Give every line of the material again, exactly as written.

:::

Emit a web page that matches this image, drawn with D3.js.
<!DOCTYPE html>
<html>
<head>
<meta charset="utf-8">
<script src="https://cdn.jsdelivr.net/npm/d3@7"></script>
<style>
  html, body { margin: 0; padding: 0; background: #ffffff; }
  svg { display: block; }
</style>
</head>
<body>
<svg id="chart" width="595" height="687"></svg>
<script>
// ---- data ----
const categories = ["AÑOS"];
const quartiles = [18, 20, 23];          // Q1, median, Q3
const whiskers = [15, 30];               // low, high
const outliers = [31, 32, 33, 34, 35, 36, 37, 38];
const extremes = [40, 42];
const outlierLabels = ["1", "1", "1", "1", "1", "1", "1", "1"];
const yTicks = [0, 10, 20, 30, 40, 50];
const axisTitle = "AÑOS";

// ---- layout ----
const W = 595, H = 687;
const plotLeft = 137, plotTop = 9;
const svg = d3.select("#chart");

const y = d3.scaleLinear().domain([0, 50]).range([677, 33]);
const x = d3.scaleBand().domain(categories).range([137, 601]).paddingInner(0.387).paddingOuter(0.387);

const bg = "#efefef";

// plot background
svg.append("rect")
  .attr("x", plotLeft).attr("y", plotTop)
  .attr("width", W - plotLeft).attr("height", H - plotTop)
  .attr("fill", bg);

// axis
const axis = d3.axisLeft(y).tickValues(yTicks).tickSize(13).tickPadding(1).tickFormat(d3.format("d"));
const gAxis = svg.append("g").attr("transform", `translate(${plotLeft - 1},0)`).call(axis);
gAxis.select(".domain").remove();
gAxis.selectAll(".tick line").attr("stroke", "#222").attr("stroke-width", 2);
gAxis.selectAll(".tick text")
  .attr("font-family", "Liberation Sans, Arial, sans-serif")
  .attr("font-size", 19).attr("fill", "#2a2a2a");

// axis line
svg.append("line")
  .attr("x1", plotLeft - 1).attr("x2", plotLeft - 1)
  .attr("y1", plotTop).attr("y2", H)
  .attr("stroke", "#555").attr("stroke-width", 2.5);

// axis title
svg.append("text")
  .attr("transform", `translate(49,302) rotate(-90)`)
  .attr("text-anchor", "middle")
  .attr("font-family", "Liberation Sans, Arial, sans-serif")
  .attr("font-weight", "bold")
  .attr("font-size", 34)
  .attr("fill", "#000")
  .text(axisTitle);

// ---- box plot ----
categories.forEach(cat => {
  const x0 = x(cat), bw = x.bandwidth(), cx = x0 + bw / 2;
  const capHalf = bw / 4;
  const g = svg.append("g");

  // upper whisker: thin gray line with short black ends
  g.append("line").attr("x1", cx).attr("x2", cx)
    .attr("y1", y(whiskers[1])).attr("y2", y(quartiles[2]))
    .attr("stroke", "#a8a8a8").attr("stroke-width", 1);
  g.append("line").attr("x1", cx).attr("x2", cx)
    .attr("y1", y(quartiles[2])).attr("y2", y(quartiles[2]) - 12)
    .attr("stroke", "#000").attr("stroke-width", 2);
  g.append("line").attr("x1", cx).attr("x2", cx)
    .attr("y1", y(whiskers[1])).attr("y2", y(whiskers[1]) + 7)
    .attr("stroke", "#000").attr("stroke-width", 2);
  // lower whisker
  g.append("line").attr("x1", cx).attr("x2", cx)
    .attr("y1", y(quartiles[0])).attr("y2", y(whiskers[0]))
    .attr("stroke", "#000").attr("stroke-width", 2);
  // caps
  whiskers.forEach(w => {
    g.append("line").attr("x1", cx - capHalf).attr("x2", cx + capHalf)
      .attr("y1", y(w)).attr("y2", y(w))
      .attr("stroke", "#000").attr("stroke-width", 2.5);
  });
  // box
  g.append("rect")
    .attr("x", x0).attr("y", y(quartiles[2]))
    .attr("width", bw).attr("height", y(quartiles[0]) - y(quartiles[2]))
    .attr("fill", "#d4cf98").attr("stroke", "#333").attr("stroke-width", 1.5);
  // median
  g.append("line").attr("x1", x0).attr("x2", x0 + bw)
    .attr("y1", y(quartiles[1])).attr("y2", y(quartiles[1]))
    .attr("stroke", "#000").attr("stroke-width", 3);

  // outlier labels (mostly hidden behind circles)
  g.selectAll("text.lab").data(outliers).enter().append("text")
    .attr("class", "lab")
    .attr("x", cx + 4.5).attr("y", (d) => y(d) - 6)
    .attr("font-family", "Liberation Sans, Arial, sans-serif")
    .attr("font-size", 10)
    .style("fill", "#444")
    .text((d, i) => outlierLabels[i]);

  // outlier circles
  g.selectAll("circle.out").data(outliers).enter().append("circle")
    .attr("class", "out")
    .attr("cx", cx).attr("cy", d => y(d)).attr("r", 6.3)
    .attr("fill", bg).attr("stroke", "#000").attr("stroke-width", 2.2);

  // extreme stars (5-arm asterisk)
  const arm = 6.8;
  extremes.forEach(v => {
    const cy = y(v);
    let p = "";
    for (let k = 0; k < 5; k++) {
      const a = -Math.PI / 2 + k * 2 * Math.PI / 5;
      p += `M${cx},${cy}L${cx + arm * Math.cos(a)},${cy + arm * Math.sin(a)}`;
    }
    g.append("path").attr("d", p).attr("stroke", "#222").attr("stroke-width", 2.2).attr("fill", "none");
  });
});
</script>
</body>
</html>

:::

### Output below:
Emit a web page that matches this image, drawn with D3.js.
<!DOCTYPE html>
<html>
<head>
<meta charset="utf-8">
<script src="https://cdn.jsdelivr.net/npm/d3@7"></script>
<style>
  html, body { margin: 0; padding: 0; background: #ffffff; }
  svg { display: block; }
</style>
</head>
<body>
<svg id="chart" width="595" height="687"></svg>
<script>
// ---- data ----
const categories = ["AÑOS"];
const quartiles = [18, 20, 23];          // Q1, median, Q3
const whiskers = [15, 30];               // low, high
const outliers = [31, 32, 33, 34, 35, 36, 37, 38];
const extremes = [40, 42];
const outlierLabels = ["1", "1", "1", "1", "1", "1", "1", "1"];
const yTicks = [0, 10, 20, 30, 40, 50];
const axisTitle = "AÑOS";

// ---- layout ----
const W = 595, H = 687;
const plotLeft = 137, plotTop = 9;
const svg = d3.select("#chart");

const y = d3.scaleLinear().domain([0, 50]).range([677, 33]);
const x = d3.scaleBand().domain(categories).range([137, 601]).paddingInner(0.387).paddingOuter(0.387);

const bg = "#efefef";

// plot background
svg.append("rect")
  .attr("x", plotLeft).attr("y", plotTop)
  .attr("width", W - plotLeft).attr("height", H - plotTop)
  .attr("fill", bg);

// axis
const axis = d3.axisLeft(y).tickValues(yTicks).tickSize(13).tickPadding(1).tickFormat(d3.format("d"));
const gAxis = svg.append("g").attr("transform", `translate(${plotLeft - 1},0)`).call(axis);
gAxis.select(".domain").remove();
gAxis.selectAll(".tick line").attr("stroke", "#222").attr("stroke-width", 2);
gAxis.selectAll(".tick text")
  .attr("font-family", "Liberation Sans, Arial, sans-serif")
  .attr("font-size", 19).attr("fill", "#2a2a2a");

// axis line
svg.append("line")
  .attr("x1", plotLeft - 1).attr("x2", plotLeft - 1)
  .attr("y1", plotTop).attr("y2", H)
  .attr("stroke", "#555").attr("stroke-width", 2.5);

// axis title
svg.append("text")
  .attr("transform", `translate(49,302) rotate(-90)`)
  .attr("text-anchor", "middle")
  .attr("font-family", "Liberation Sans, Arial, sans-serif")
  .attr("font-weight", "bold")
  .attr("font-size", 34)
  .attr("fill", "#000")
  .text(axisTitle);

// ---- box plot ----
categories.forEach(cat => {
  const x0 = x(cat), bw = x.bandwidth(), cx = x0 + bw / 2;
  const capHalf = bw / 4;
  const g = svg.append("g");

  // upper whisker: thin gray line with short black ends
  g.append("line").attr("x1", cx).attr("x2", cx)
    .attr("y1", y(whiskers[1])).attr("y2", y(quartiles[2]))
    .attr("stroke", "#a8a8a8").attr("stroke-width", 1);
  g.append("line").attr("x1", cx).attr("x2", cx)
    .attr("y1", y(quartiles[2])).attr("y2", y(quartiles[2]) - 12)
    .attr("stroke", "#000").attr("stroke-width", 2);
  g.append("line").attr("x1", cx).attr("x2", cx)
    .attr("y1", y(whiskers[1])).attr("y2", y(whiskers[1]) + 7)
    .attr("stroke", "#000").attr("stroke-width", 2);
  // lower whisker
  g.append("line").attr("x1", cx).attr("x2", cx)
    .attr("y1", y(quartiles[0])).attr("y2", y(whiskers[0]))
    .attr("stroke", "#000").attr("stroke-width", 2);
  // caps
  whiskers.forEach(w => {
    g.append("line").attr("x1", cx - capHalf).attr("x2", cx + capHalf)
      .attr("y1", y(w)).attr("y2", y(w))
      .attr("stroke", "#000").attr("stroke-width", 2.5);
  });
  // box
  g.append("rect")
    .attr("x", x0).attr("y", y(quartiles[2]))
    .attr("width", bw).attr("height", y(quartiles[0]) - y(quartiles[2]))
    .attr("fill", "#d4cf98").attr("stroke", "#333").attr("stroke-width", 1.5);
  // median
  g.append("line").attr("x1", x0).attr("x2", x0 + bw)
    .attr("y1", y(quartiles[1])).attr("y2", y(quartiles[1]))
    .attr("stroke", "#000").attr("stroke-width", 3);

  // outlier labels (mostly hidden behind circles)
  g.selectAll("text.lab").data(outliers).enter().append("text")
    .attr("class", "lab")
    .attr("x", cx + 4.5).attr("y", (d) => y(d) - 6)
    .attr("font-family", "Liberation Sans, Arial, sans-serif")
    .attr("font-size", 10)
    .style("fill", "#444")
    .text((d, i) => outlierLabels[i]);

  // outlier circles
  g.selectAll("circle.out").data(outliers).enter().append("circle")
    .attr("class", "out")
    .attr("cx", cx).attr("cy", d => y(d)).attr("r", 6.3)
    .attr("fill", bg).attr("stroke", "#000").attr("stroke-width", 2.2);

  // extreme stars (5-arm asterisk)
  const arm = 6.8;
  extremes.forEach(v => {
    const cy = y(v);
    let p = "";
    for (let k = 0; k < 5; k++) {
      const a = -Math.PI / 2 + k * 2 * Math.PI / 5;
      p += `M${cx},${cy}L${cx + arm * Math.cos(a)},${cy + arm * Math.sin(a)}`;
    }
    g.append("path").attr("d", p).attr("stroke", "#222").attr("stroke-width", 2.2).attr("fill", "none");
  });
});
</script>
</body>
</html>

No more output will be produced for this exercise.